--- begin STORED ROWS ---

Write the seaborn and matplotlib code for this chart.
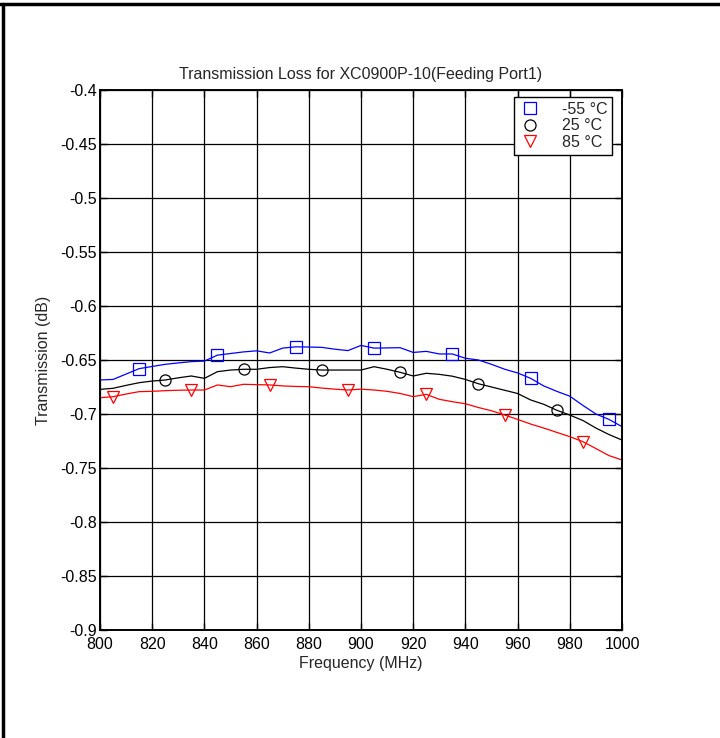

--- end STORED ROWS ---
--- begin STORED ROWS ---

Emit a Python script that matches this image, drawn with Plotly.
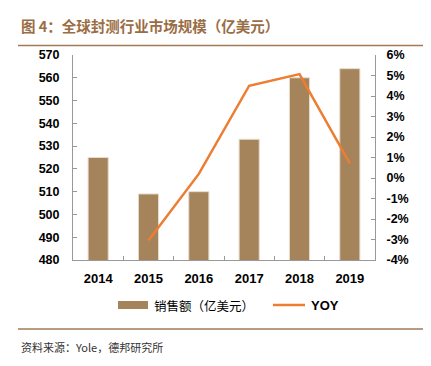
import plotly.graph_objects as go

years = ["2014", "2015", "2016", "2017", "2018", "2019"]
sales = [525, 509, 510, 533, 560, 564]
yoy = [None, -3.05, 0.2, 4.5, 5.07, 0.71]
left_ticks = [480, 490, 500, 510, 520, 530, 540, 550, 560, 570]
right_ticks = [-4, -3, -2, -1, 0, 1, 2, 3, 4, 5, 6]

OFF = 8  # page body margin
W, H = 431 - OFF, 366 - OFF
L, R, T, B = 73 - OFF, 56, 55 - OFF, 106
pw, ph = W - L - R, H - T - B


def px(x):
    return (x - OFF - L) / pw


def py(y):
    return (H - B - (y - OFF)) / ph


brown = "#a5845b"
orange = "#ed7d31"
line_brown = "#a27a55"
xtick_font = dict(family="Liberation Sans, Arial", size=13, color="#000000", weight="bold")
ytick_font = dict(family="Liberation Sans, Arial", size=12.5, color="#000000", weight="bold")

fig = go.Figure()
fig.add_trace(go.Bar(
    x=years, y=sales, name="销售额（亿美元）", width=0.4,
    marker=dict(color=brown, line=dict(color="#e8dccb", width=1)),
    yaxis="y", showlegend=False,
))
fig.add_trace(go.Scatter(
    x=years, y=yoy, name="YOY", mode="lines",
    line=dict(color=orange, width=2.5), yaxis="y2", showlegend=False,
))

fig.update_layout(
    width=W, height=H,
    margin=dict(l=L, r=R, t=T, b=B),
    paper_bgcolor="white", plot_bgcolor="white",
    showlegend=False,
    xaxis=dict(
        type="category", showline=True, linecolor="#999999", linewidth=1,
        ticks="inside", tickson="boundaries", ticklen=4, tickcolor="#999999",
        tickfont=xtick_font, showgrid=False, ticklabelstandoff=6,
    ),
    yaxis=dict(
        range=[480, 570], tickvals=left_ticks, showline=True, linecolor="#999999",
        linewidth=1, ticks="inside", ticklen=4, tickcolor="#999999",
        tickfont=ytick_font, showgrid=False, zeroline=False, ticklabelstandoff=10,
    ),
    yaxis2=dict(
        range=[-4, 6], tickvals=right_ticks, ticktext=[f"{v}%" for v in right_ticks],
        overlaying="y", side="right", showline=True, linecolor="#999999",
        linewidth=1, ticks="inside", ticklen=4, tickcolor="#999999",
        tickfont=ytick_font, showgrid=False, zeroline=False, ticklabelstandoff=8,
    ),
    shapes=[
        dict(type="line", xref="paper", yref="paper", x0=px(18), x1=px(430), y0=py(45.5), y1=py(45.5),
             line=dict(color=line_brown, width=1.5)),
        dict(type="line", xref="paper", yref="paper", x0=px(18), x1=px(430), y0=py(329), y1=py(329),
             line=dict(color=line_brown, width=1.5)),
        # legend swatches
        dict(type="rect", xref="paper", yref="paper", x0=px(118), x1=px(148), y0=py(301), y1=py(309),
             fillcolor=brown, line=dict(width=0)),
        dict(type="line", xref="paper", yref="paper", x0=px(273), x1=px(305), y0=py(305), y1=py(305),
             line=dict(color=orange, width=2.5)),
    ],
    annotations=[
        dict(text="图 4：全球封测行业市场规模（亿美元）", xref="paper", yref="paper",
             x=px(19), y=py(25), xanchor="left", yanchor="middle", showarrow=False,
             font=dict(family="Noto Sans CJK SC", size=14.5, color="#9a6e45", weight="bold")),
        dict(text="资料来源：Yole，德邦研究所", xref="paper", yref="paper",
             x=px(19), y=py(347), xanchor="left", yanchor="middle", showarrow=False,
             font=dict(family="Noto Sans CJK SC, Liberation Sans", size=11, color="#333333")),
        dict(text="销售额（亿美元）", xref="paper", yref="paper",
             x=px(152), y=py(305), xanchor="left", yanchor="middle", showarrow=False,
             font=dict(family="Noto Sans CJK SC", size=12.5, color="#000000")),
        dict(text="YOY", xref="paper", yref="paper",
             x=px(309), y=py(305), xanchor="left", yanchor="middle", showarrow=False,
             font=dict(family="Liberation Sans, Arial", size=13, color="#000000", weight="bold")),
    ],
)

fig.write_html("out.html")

--- end STORED ROWS ---

## TASK
Keep to the stretch from the line containing "Emit a Python" through the line containing "2, 3, 4, 5, 6]", both ends included, and copy it exactly from the listing above, minus the pictures.

## THE SOLUTION
Emit a Python script that matches this image, drawn with Plotly.
import plotly.graph_objects as go

years = ["2014", "2015", "2016", "2017", "2018", "2019"]
sales = [525, 509, 510, 533, 560, 564]
yoy = [None, -3.05, 0.2, 4.5, 5.07, 0.71]
left_ticks = [480, 490, 500, 510, 520, 530, 540, 550, 560, 570]
right_ticks = [-4, -3, -2, -1, 0, 1, 2, 3, 4, 5, 6]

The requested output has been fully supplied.